**Collected material:**
· · · ·

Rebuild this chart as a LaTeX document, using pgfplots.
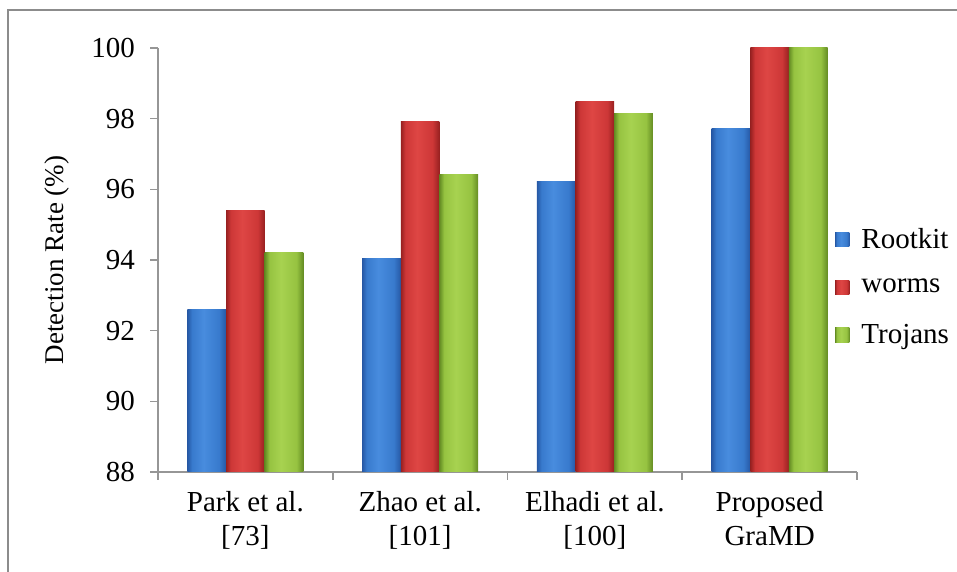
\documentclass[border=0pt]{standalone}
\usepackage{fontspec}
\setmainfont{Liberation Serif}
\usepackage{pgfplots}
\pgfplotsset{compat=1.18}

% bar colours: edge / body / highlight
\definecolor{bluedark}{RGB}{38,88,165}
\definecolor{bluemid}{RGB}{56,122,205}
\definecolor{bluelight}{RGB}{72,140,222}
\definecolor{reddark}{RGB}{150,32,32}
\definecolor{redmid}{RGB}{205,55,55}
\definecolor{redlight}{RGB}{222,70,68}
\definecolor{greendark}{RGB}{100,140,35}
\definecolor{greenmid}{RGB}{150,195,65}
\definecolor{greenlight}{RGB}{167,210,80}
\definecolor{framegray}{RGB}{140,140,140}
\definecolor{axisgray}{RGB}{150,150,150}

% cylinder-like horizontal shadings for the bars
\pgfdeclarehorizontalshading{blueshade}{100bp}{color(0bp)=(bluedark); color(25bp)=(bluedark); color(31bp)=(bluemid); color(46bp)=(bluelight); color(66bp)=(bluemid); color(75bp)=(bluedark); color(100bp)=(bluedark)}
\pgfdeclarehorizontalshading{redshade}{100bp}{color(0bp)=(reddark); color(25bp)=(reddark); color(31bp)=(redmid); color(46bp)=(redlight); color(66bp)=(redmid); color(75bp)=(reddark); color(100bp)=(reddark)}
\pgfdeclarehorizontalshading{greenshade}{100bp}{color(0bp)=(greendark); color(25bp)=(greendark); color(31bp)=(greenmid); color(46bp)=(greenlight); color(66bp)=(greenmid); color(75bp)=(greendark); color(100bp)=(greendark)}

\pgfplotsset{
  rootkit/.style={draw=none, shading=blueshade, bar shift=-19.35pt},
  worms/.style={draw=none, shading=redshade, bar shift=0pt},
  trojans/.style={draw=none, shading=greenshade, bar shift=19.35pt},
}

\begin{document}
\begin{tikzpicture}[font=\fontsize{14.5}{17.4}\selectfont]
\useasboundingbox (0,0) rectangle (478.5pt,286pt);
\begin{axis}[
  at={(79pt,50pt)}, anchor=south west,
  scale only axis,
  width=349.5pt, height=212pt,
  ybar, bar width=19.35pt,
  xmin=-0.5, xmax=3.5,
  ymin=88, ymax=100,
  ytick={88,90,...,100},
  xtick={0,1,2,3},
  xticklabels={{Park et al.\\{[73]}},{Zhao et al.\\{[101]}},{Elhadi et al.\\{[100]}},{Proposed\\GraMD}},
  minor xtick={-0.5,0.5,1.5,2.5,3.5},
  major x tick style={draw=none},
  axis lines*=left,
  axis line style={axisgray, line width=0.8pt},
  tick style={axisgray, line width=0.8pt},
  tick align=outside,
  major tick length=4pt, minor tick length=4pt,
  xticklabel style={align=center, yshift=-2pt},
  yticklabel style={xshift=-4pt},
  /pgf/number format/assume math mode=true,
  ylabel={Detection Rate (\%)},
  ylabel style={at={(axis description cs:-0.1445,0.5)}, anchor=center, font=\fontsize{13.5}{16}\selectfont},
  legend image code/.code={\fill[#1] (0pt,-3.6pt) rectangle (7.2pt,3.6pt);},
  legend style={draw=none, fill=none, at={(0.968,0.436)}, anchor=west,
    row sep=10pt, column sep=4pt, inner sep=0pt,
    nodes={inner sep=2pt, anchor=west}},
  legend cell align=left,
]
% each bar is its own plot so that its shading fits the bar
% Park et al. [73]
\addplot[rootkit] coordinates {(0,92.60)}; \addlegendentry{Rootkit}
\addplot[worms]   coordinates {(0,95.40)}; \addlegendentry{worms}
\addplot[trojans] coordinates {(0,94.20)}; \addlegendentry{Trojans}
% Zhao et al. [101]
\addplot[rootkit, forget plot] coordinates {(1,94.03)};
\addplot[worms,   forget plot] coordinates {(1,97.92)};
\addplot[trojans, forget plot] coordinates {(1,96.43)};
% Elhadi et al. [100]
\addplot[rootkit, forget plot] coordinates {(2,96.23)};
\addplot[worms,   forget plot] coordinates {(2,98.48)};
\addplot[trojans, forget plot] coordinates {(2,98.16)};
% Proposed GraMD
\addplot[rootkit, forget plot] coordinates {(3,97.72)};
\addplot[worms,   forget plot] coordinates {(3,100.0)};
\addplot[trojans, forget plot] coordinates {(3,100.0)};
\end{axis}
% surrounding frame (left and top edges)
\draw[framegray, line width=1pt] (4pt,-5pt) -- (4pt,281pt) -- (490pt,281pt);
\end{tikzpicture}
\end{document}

· · · ·

**Written task:** The material above holds pictures; copy everything else in it exactly.

**Exercise response:**
Rebuild this chart as a LaTeX document, using pgfplots.
\documentclass[border=0pt]{standalone}
\usepackage{fontspec}
\setmainfont{Liberation Serif}
\usepackage{pgfplots}
\pgfplotsset{compat=1.18}

% bar colours: edge / body / highlight
\definecolor{bluedark}{RGB}{38,88,165}
\definecolor{bluemid}{RGB}{56,122,205}
\definecolor{bluelight}{RGB}{72,140,222}
\definecolor{reddark}{RGB}{150,32,32}
\definecolor{redmid}{RGB}{205,55,55}
\definecolor{redlight}{RGB}{222,70,68}
\definecolor{greendark}{RGB}{100,140,35}
\definecolor{greenmid}{RGB}{150,195,65}
\definecolor{greenlight}{RGB}{167,210,80}
\definecolor{framegray}{RGB}{140,140,140}
\definecolor{axisgray}{RGB}{150,150,150}

% cylinder-like horizontal shadings for the bars
\pgfdeclarehorizontalshading{blueshade}{100bp}{color(0bp)=(bluedark); color(25bp)=(bluedark); color(31bp)=(bluemid); color(46bp)=(bluelight); color(66bp)=(bluemid); color(75bp)=(bluedark); color(100bp)=(bluedark)}
\pgfdeclarehorizontalshading{redshade}{100bp}{color(0bp)=(reddark); color(25bp)=(reddark); color(31bp)=(redmid); color(46bp)=(redlight); color(66bp)=(redmid); color(75bp)=(reddark); color(100bp)=(reddark)}
\pgfdeclarehorizontalshading{greenshade}{100bp}{color(0bp)=(greendark); color(25bp)=(greendark); color(31bp)=(greenmid); color(46bp)=(greenlight); color(66bp)=(greenmid); color(75bp)=(greendark); color(100bp)=(greendark)}

\pgfplotsset{
  rootkit/.style={draw=none, shading=blueshade, bar shift=-19.35pt},
  worms/.style={draw=none, shading=redshade, bar shift=0pt},
  trojans/.style={draw=none, shading=greenshade, bar shift=19.35pt},
}

\begin{document}
\begin{tikzpicture}[font=\fontsize{14.5}{17.4}\selectfont]
\useasboundingbox (0,0) rectangle (478.5pt,286pt);
\begin{axis}[
  at={(79pt,50pt)}, anchor=south west,
  scale only axis,
  width=349.5pt, height=212pt,
  ybar, bar width=19.35pt,
  xmin=-0.5, xmax=3.5,
  ymin=88, ymax=100,
  ytick={88,90,...,100},
  xtick={0,1,2,3},
  xticklabels={{Park et al.\\{[73]}},{Zhao et al.\\{[101]}},{Elhadi et al.\\{[100]}},{Proposed\\GraMD}},
  minor xtick={-0.5,0.5,1.5,2.5,3.5},
  major x tick style={draw=none},
  axis lines*=left,
  axis line style={axisgray, line width=0.8pt},
  tick style={axisgray, line width=0.8pt},
  tick align=outside,
  major tick length=4pt, minor tick length=4pt,
  xticklabel style={align=center, yshift=-2pt},
  yticklabel style={xshift=-4pt},
  /pgf/number format/assume math mode=true,
  ylabel={Detection Rate (\%)},
  ylabel style={at={(axis description cs:-0.1445,0.5)}, anchor=center, font=\fontsize{13.5}{16}\selectfont},
  legend image code/.code={\fill[#1] (0pt,-3.6pt) rectangle (7.2pt,3.6pt);},
  legend style={draw=none, fill=none, at={(0.968,0.436)}, anchor=west,
    row sep=10pt, column sep=4pt, inner sep=0pt,
    nodes={inner sep=2pt, anchor=west}},
  legend cell align=left,
]
% each bar is its own plot so that its shading fits the bar
% Park et al. [73]
\addplot[rootkit] coordinates {(0,92.60)}; \addlegendentry{Rootkit}
\addplot[worms]   coordinates {(0,95.40)}; \addlegendentry{worms}
\addplot[trojans] coordinates {(0,94.20)}; \addlegendentry{Trojans}
% Zhao et al. [101]
\addplot[rootkit, forget plot] coordinates {(1,94.03)};
\addplot[worms,   forget plot] coordinates {(1,97.92)};
\addplot[trojans, forget plot] coordinates {(1,96.43)};
% Elhadi et al. [100]
\addplot[rootkit, forget plot] coordinates {(2,96.23)};
\addplot[worms,   forget plot] coordinates {(2,98.48)};
\addplot[trojans, forget plot] coordinates {(2,98.16)};
% Proposed GraMD
\addplot[rootkit, forget plot] coordinates {(3,97.72)};
\addplot[worms,   forget plot] coordinates {(3,100.0)};
\addplot[trojans, forget plot] coordinates {(3,100.0)};
\end{axis}
% surrounding frame (left and top edges)
\draw[framegray, line width=1pt] (4pt,-5pt) -- (4pt,281pt) -- (490pt,281pt);
\end{tikzpicture}
\end{document}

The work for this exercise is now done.